The Irish Language

Patrick Weston Joyce
1910

1. Dialects of Celtic. There are two main branches of the Ancient Celtic Language: The Goidelic, or Gaelic, or Irish; and the British; corresponding with the two main divisions of the Celtic people of the British Islands. Each of these has branched into three dialects. Those of Gaelic are:—The Irish proper; the Gaelic of Scotland, differing only slightly from the Irish; and the Manx. The dialects of British are: Welsh, Cornish, and Breton or Armoric. Of the whole six dialects, five are still spoken; the Cornish became extinct in the last century; and Manx is nearly extinct.

2. Three Divisions of Irish. It is usual to divide Irish, as we find it written, into three stages: I. Old Irish, from the eighth to the twelfth century. This is the language of the Irish found in the Book of Armagh, and of some few passages in the Book of the Dun Cow. II. Middle Irish, from the twelfth to the fifteenth century, marked by many departures from the pure Old Irish forms. This is the language of most of our important manuscripts, described in next Chapter; such as the Book of the Dun Cow, the Book of Leinster, the Lebar Brecc, and the Book of Ballymote. III. Modern Irish, from the fifteenth century to the present day. This is the language of most of the Ossianic tales. The purest specimens are the writings of Keating. There is a vast amount of manuscript literature in Modern Irish.

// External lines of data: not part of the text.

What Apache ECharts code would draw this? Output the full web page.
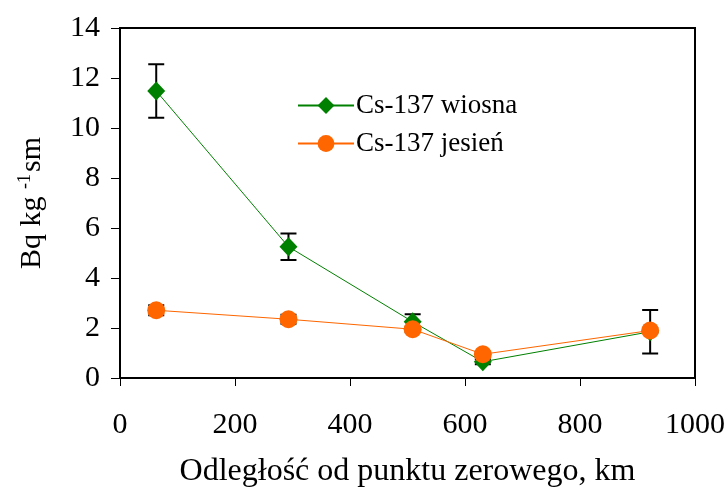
<!DOCTYPE html>
<html>
<head>
<meta charset="utf-8">
<script src="https://cdn.jsdelivr.net/npm/echarts@6/dist/echarts.min.js"></script>
<style>html,body{margin:0;padding:0;background:#fff}#c{width:728px;height:500px}</style>
</head>
<body>
<div id="c"></div>
<script>
const distances = [63, 293, 509, 631, 922];
const springValues = [11.48, 5.25, 2.25, 0.65, 1.85];
const springErrors = [1.07, 0.53, 0.3, 0.1, 0.87];
const autumnValues = [2.71, 2.35, 1.95, 0.95, 1.9];
const autumnErrors = [0.2, 0.18, 0.1, 0.1, 0.1];
const xTicks = [0, 200, 400, 600, 800, 1000];
const yTicks = [0, 2, 4, 6, 8, 10, 12, 14];

const font = "'Liberation Serif', serif";
function pairs(v) { return distances.map((d, i) => [d, v[i]]); }
function errs(v, e) { return distances.map((d, i) => [d, v[i] - e[i], v[i] + e[i]]); }

function renderErr(params, api) {
  const x = api.value(0);
  const lo = api.coord([x, api.value(1)]);
  const hi = api.coord([x, api.value(2)]);
  const w = 8;
  const st = { stroke: '#000', lineWidth: 2 };
  return {
    type: 'group',
    children: [
      { type: 'line', shape: { x1: lo[0], y1: lo[1], x2: hi[0], y2: hi[1] }, style: st },
      { type: 'line', shape: { x1: lo[0] - w, y1: lo[1], x2: lo[0] + w, y2: lo[1] }, style: st },
      { type: 'line', shape: { x1: hi[0] - w, y1: hi[1], x2: hi[0] + w, y2: hi[1] }, style: st }
    ]
  };
}

const chart = echarts.init(document.getElementById('c'), null, { renderer: 'canvas' });
chart.setOption({
  animation: false,
  backgroundColor: '#fff',
  textStyle: { fontFamily: font, color: '#000' },
  grid: { left: 120, right: 33, top: 28, bottom: 122, show: true, borderColor: '#000', borderWidth: 2, backgroundColor: 'transparent' },
  legend: {
    orient: 'vertical', left: 292, top: 87, itemWidth: 56, itemHeight: 21, itemGap: 11,
    textStyle: { fontFamily: font, fontSize: 27, color: '#000', padding: [0, 0, 0, -3] },
    data: ['Cs-137 wiosna', 'Cs-137 jesień']
  },
  xAxis: {
    type: 'value', min: xTicks[0], max: xTicks[xTicks.length - 1], interval: 200,
    name: 'Odległość od punktu zerowego, km', nameLocation: 'middle', nameGap: 78,
    nameTextStyle: { fontFamily: font, fontSize: 32, color: '#000' },
    axisLine: { lineStyle: { color: '#000', width: 2 } },
    axisTick: { length: 8, lineStyle: { color: '#000', width: 1 } },
    axisLabel: { fontFamily: font, fontSize: 30, color: '#000', margin: 32, formatter: v => String(v) },
    splitLine: { show: false }
  },
  yAxis: {
    type: 'value', min: yTicks[0], max: yTicks[yTicks.length - 1], interval: 2,
    name: '{a|Bq kg }{s|-1}{a|sm}', nameLocation: 'middle', nameGap: 72, nameRotate: 90,
    nameTextStyle: {
      fontFamily: font, fontSize: 30, color: '#000',
      rich: {
        a: { fontFamily: font, fontSize: 30, color: '#000' },
        s: { fontFamily: font, fontSize: 18, color: '#000', padding: [0, 2, 14, 0] }
      }
    },
    axisLine: { lineStyle: { color: '#000', width: 2 } },
    axisTick: { length: 9, lineStyle: { color: '#000', width: 1 } },
    axisLabel: { fontFamily: font, fontSize: 30, color: '#000', margin: 20, formatter: v => String(v) },
    splitLine: { show: false }
  },
  series: [
    { type: 'custom', name: 'errSpring', renderItem: renderErr, data: errs(springValues, springErrors), z: 1, silent: true },
    { type: 'line', name: 'Cs-137 wiosna', data: pairs(springValues), symbol: 'diamond', symbolSize: [18, 19],
      lineStyle: { color: '#008000', width: 1 }, itemStyle: { color: '#008000' }, z: 2 },
    { type: 'custom', name: 'errAutumn', renderItem: renderErr, data: errs(autumnValues, autumnErrors), z: 3, silent: true },
    { type: 'line', name: 'Cs-137 jesień', data: pairs(autumnValues), symbol: 'circle', symbolSize: 18,
      lineStyle: { color: '#FF6600', width: 1 }, itemStyle: { color: '#FF6600' }, z: 4 }
  ]
});
</script>
</body>
</html>
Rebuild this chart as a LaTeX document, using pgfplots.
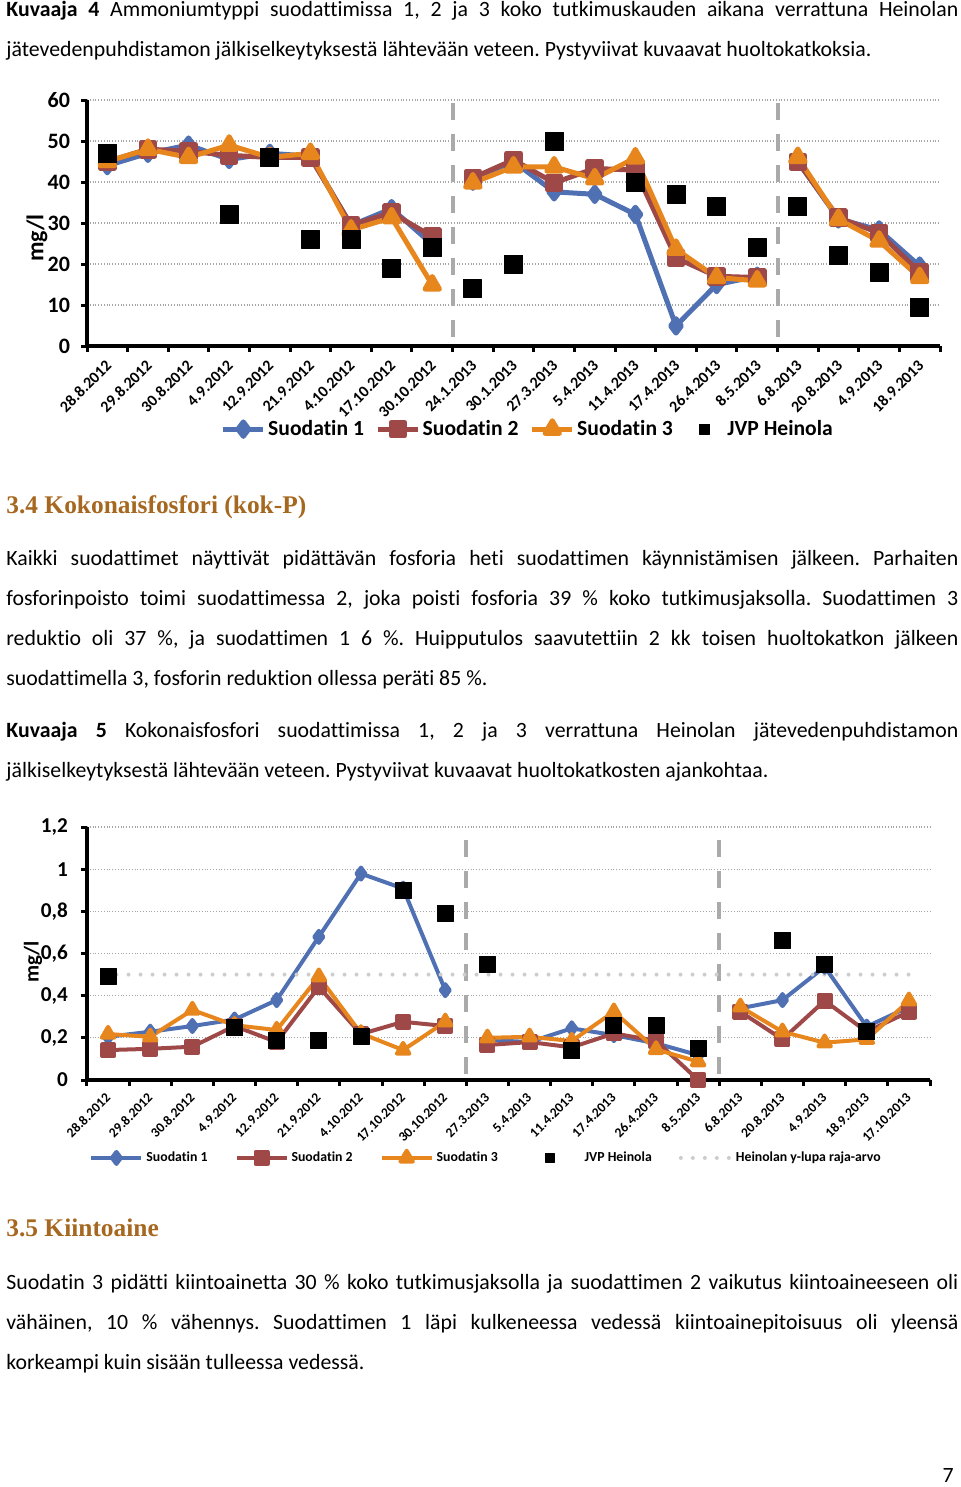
\documentclass[border=0pt]{standalone}
\usepackage{fontspec}
\setmainfont[Ligatures=NoCommon]{Carlito}
\newfontfamily\headfont{Liberation Serif}
\usepackage{pgfplots}
\pgfplotsset{compat=1.18}
\definecolor{sone}{RGB}{80,112,180}
\definecolor{stwo}{RGB}{158,72,72}
\definecolor{sthree}{RGB}{232,134,30}
\definecolor{dashgray}{RGB}{170,170,170}
\definecolor{refgray}{RGB}{205,205,205}
\definecolor{headcol}{RGB}{166,104,32}
\newcommand\fs[1]{\fontsize{#1}{#1}\selectfont}
\newcommand\jl[1]{\makebox[476pt][s]{#1}}
\pgfplotsset{
  jvpleg1/.style={legend image code/.code={\path (0pt,0pt) (20pt,0pt); \draw[##1, mark size=2.6pt] plot coordinates {(10pt,0pt)};}},
  jvpleg2/.style={legend image code/.code={\path (0pt,0pt) (28pt,0pt); \draw[##1, mark size=2.2pt] plot coordinates {(12.5pt,0pt)};}},
}
\frenchspacing
\begin{document}
\begin{tikzpicture}
\begin{scope}[x=0.5pt,y=-0.5pt]
\path[use as bounding box] (0,0) rectangle (960,1487);
\tikzset{tl/.style={anchor=base west, inner sep=0pt}}
\node[tl] at (6,17) {\fs{10.9}\jl{\textbf{Kuvaaja 4} Ammoniumtyppi suodattimissa 1, 2 ja 3 koko tutkimuskauden aikana verrattuna Heinolan}};
\node[tl] at (6,57) {\fs{10.9}jätevedenpuhdistamon jälkiselkeytyksestä lähtevään veteen. Pystyviivat kuvaavat huoltokatkoksia.};
\node[rotate=90, inner sep=0pt] at (37,238) {\bfseries\fs{12}mg/l};
\node[tl] at (6,513) {\headfont\bfseries\fs{12.7}\color{headcol}3.4 Kokonaisfosfori (kok-P)};
\node[tl] at (6,565) {\fs{10.9}\jl{Kaikki suodattimet näyttivät pidättävän fosforia heti suodattimen käynnistämisen jälkeen. Parhaiten}};
\node[tl] at (6,605) {\fs{10.9}\jl{fosforinpoisto toimi suodattimessa 2, joka poisti fosforia 39 \% koko tutkimusjaksolla. Suodattimen 3}};
\node[tl] at (6,645) {\fs{10.9}\jl{reduktio oli 37 \%, ja suodattimen 1 6 \%. Huipputulos saavutettiin 2 kk toisen huoltokatkon jälkeen}};
\node[tl] at (6,685) {\fs{10.9}suodattimella 3, fosforin reduktion ollessa peräti 85 \%.};
\node[tl] at (6,737) {\fs{10.9}\jl{\textbf{Kuvaaja 5} Kokonaisfosfori suodattimissa 1, 2 ja 3 verrattuna Heinolan jätevedenpuhdistamon}};
\node[tl] at (6,777) {\fs{10.9}jälkiselkeytyksestä lähtevään veteen. Pystyviivat kuvaavat huoltokatkosten ajankohtaa.};
\node[rotate=90, inner sep=0pt] at (33,962) {\bfseries\fs{10.5}mg/l};
\node[tl] at (6,1236) {\headfont\bfseries\fs{12.7}\color{headcol}3.5 Kiintoaine};
\node[tl] at (6,1289) {\fs{10.9}\jl{Suodatin 3 pidätti kiintoainetta 30 \% koko tutkimusjaksolla ja suodattimen 2 vaikutus kiintoaineeseen oli}};
\node[tl] at (6,1329) {\fs{10.9}\jl{vähäinen, 10 \% vähennys. Suodattimen 1 läpi kulkeneessa vedessä kiintoainepitoisuus oli yleensä}};
\node[tl] at (6,1369) {\fs{10.9}korkeampi kuin sisään tulleessa vedessä.};
\node[anchor=base east, inner sep=0pt] at (954,1482) {\fs{10.9}7};
\end{scope}

% ---------------- Chart 1 ----------------
\begin{axis}[
  at={(43.5pt,-173pt)}, anchor=south west,
  scale only axis, width=426.5pt, height=123pt,
  xmin=-0.5, xmax=20.5, ymin=0, ymax=60,
  axis lines*=left,
  axis line style={black, line width=2pt},
  xtick={-0.5,0.5,...,20.5},
  x tick label as interval,
  xticklabels={28.8.2012,29.8.2012,30.8.2012,4.9.2012,12.9.2012,21.9.2012,4.10.2012,17.10.2012,30.10.2012,24.1.2013,30.1.2013,27.3.2013,5.4.2013,11.4.2013,17.4.2013,26.4.2013,8.5.2013,6.8.2013,20.8.2013,4.9.2013,18.9.2013},
  xticklabel style={font=\bfseries\fs{8}, rotate=45, anchor=north east, yshift=2pt},
  ytick={0,10,...,60},
  yticklabels={0,10,20,30,40,50,60},
  yticklabel style={font=\bfseries\fs{11}, xshift=-2pt},
  tick align=outside,
  major tick length=3pt,
  tick style={black, line width=1.5pt},
  ymajorgrids,
  major grid style={densely dotted, black!35, line width=0.6pt},
  clip=false,
  unbounded coords=jump,
  legend columns=4,
  legend style={at={(0.517,-0.338)}, anchor=center, draw=none, fill=none,
    font=\bfseries\fs{10.8}, nodes={inner sep=1.2pt},
    /tikz/every even column/.append style={column sep=4.5pt}},
  legend image code/.code={\draw[mark repeat=2,mark phase=2,#1] plot coordinates {(0pt,0pt) (10pt,0pt) (20pt,0pt)};},
  every axis plot/.append style={line join=round},
]
\addplot[dashgray, line width=2pt, dash pattern=on 8.5pt off 7pt, forget plot] coordinates {(8.5,2.3) (8.5,60)};
\addplot[dashgray, line width=2pt, dash pattern=on 8.5pt off 7pt, forget plot] coordinates {(16.5,2.3) (16.5,60)};
\addplot[sone, line width=2.5pt, mark=diamond*, mark size=3.6pt, mark options={solid}] coordinates {
 (0,44) (1,47) (2,49) (3,45.5) (4,47) (5,46.3) (6,29.4) (7,33.5) (8,24.8) (8.5,nan)
 (9,40.2) (10,45) (11,37.6) (12,37) (13,32.1) (14,4.9) (15,15) (16,17) (16.5,nan)
 (17,45) (18,31) (19,28.3) (20,19.5)};
\addlegendentry{Suodatin 1}
\addplot[stwo, line width=2.5pt, mark=square*, mark size=3.4pt, mark options={solid}] coordinates {
 (0,45) (1,48) (2,47.5) (3,46.5) (4,46) (5,46) (6,29.5) (7,32.5) (8,26.7) (8.5,nan)
 (9,41) (10,45.4) (11,39.8) (12,43.3) (13,42.9) (14,21.5) (15,17) (16,16.7) (16.5,nan)
 (17,44.9) (18,31.3) (19,27.6) (20,18)};
\addlegendentry{Suodatin 2}
\addplot[sthree, line width=2.5pt, mark=triangle*, mark size=4.2pt, mark options={solid}] coordinates {
 (0,45) (1,48) (2,46) (3,49) (4,46) (5,47) (6,28.3) (7,31.3) (8,14.9) (8.5,nan)
 (9,39.8) (10,43.7) (11,43.7) (12,40.8) (13,45.9) (14,23.6) (15,16.7) (16,15.9) (16.5,nan)
 (17,46) (18,30.9) (19,25.6) (20,16.7)};
\addlegendentry{Suodatin 3}
\addplot[only marks, black, mark=square*, mark size=4.5pt, jvpleg1] coordinates {
 (0,47) (3,32) (4,46) (5,26) (6,26) (7,19) (8,24) (9,14) (10,20) (11,50)
 (13,40) (14,37) (15,34) (16,24) (17,34) (18,22) (19,18) (20,9.5)};
\addlegendentry{JVP Heinola}
\end{axis}

% ---------------- Chart 2 ----------------
\begin{axis}[
  at={(43.5pt,-540pt)}, anchor=south west,
  scale only axis, width=421.5pt, height=126.5pt,
  xmin=-0.5, xmax=19.5, ymin=0, ymax=1.2,
  axis lines*=left,
  axis line style={black, line width=2pt},
  xtick={-0.5,0.5,...,19.5},
  x tick label as interval,
  xticklabels={28.8.2012,29.8.2012,30.8.2012,4.9.2012,12.9.2012,21.9.2012,4.10.2012,17.10.2012,30.10.2012,27.3.2013,5.4.2013,11.4.2013,17.4.2013,26.4.2013,8.5.2013,6.8.2013,20.8.2013,4.9.2013,18.9.2013,17.10.2013},
  xticklabel style={font=\bfseries\fs{6.8}, rotate=45, anchor=north east, yshift=2.5pt},
  ytick={0,0.2,...,1.2},
  yticklabels={0,{0,2},{0,4},{0,6},{0,8},1,{1,2}},
  yticklabel style={font=\bfseries\fs{10.6}, xshift=-3pt},
  tick align=outside,
  major tick length=3pt,
  tick style={black, line width=1.5pt},
  ymajorgrids,
  major grid style={densely dotted, black!35, line width=0.6pt},
  clip=false,
  unbounded coords=jump,
  legend columns=5,
  legend style={at={(0.474,-0.308)}, anchor=center, draw=none, fill=none,
    font=\bfseries\fs{6.9}, nodes={inner sep=1.5pt},
    /tikz/every even column/.append style={column sep=12pt}},
  legend image code/.code={\draw[mark repeat=2,mark phase=2,#1] plot coordinates {(0pt,0pt) (12.5pt,0pt) (25pt,0pt)};},
  every axis plot/.append style={line join=round},
]
\addplot[dashgray, line width=2pt, dash pattern=on 8.5pt off 7pt, forget plot] coordinates {(8.5,0.03) (8.5,1.2)};
\addplot[dashgray, line width=2pt, dash pattern=on 8.5pt off 7pt, forget plot] coordinates {(14.5,0.03) (14.5,1.2)};
\addplot[sone, line width=2pt, mark=diamond*, mark size=3pt, mark options={solid}] coordinates {
 (0,0.205) (1,0.229) (2,0.256) (3,0.287) (4,0.379) (5,0.679) (6,0.979) (7,0.908) (8,0.426) (8.5,nan)
 (9,0.19) (10,0.18) (11,0.245) (12,0.213) (13,0.174) (14,0.118) (14.5,nan)
 (15,0.34) (16,0.379) (17,0.537) (18,0.253) (19,0.347)};
\addlegendentry{Suodatin 1}
\addplot[stwo, line width=2pt, mark=square*, mark size=3pt, mark options={solid}] coordinates {
 (0,0.142) (1,0.148) (2,0.158) (3,0.256) (4,0.18) (5,0.442) (6,0.218) (7,0.276) (8,0.256) (8.5,nan)
 (9,0.166) (10,0.18) (11,0.155) (12,0.221) (13,0.186) (14,0.0) (14.5,nan)
 (15,0.324) (16,0.193) (17,0.376) (18,0.229) (19,0.324)};
\addlegendentry{Suodatin 2}
\addplot[sthree, line width=2pt, mark=triangle*, mark size=3.6pt, mark options={solid}] coordinates {
 (0,0.218) (1,0.205) (2,0.332) (3,0.26) (4,0.237) (5,0.49) (6,0.221) (7,0.142) (8,0.276) (8.5,nan)
 (9,0.2) (10,0.205) (11,0.185) (12,0.324) (13,0.145) (14,0.087) (14.5,nan)
 (15,0.347) (16,0.229) (17,0.177) (18,0.193) (19,0.376)};
\addlegendentry{Suodatin 3}
\addplot[only marks, black, mark=square*, mark size=4pt, jvpleg2] coordinates {
 (0,0.49) (3,0.249) (4,0.19) (5,0.19) (6,0.208) (7,0.9) (8,0.79) (9,0.55)
 (11,0.139) (12,0.26) (13,0.26) (14,0.15) (16,0.66) (17,0.55) (18,0.229)};
\addlegendentry{JVP Heinola}
\addplot[refgray, line width=2pt, dash pattern=on 0pt off 6pt, line cap=round] coordinates {(0.2,0.5) (19,0.5)};
\addlegendentry{Heinolan y-lupa raja-arvo}
\end{axis}
\end{tikzpicture}
\end{document}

3. Ogham was a species of writing in use in early ages, the letters of which were formed by combinations of short lines and points on and at both sides of a middle or stem line called a flesc. Scraps of Ogham are sometimes found in manuscripts, but it was almost always used for stone inscriptions, the groups of lines and points generally running along two adjacent sides of the stone, with the angle for a flesc. Upwards of 200 Ogham monuments have been found in various parts of the four provinces of Ireland; but they are far more numerous in the south and south-west than elsewhere.

Nearly all the Oghams hitherto found are sepulchral inscriptions. Where inscriptions have not been injured or defaced, they can in general be deciphered, so that many have been made out beyond all question. But as the greatest number of Ogham stones are more or less worn or chipped or broken, there is in the interpretation of the majority of the inscriptions some conjecture and uncertainty.

As to the antiquity of Ogham writing, the best authorities now agree that it is a survival from the far distant ages of paganism, and that it was developed before Christianity was heard of in Ireland. But the custom of engraving Ogham on stones, and of—occasionally—writing in Ogham characters in vellum books, continued far into Christian times. In the ancient tales we find it often stated that Oghams were cut on rods of yew or oak, and that such rods were used as a mode of communication between individuals, serving the same purpose among them as letter-writing serves now.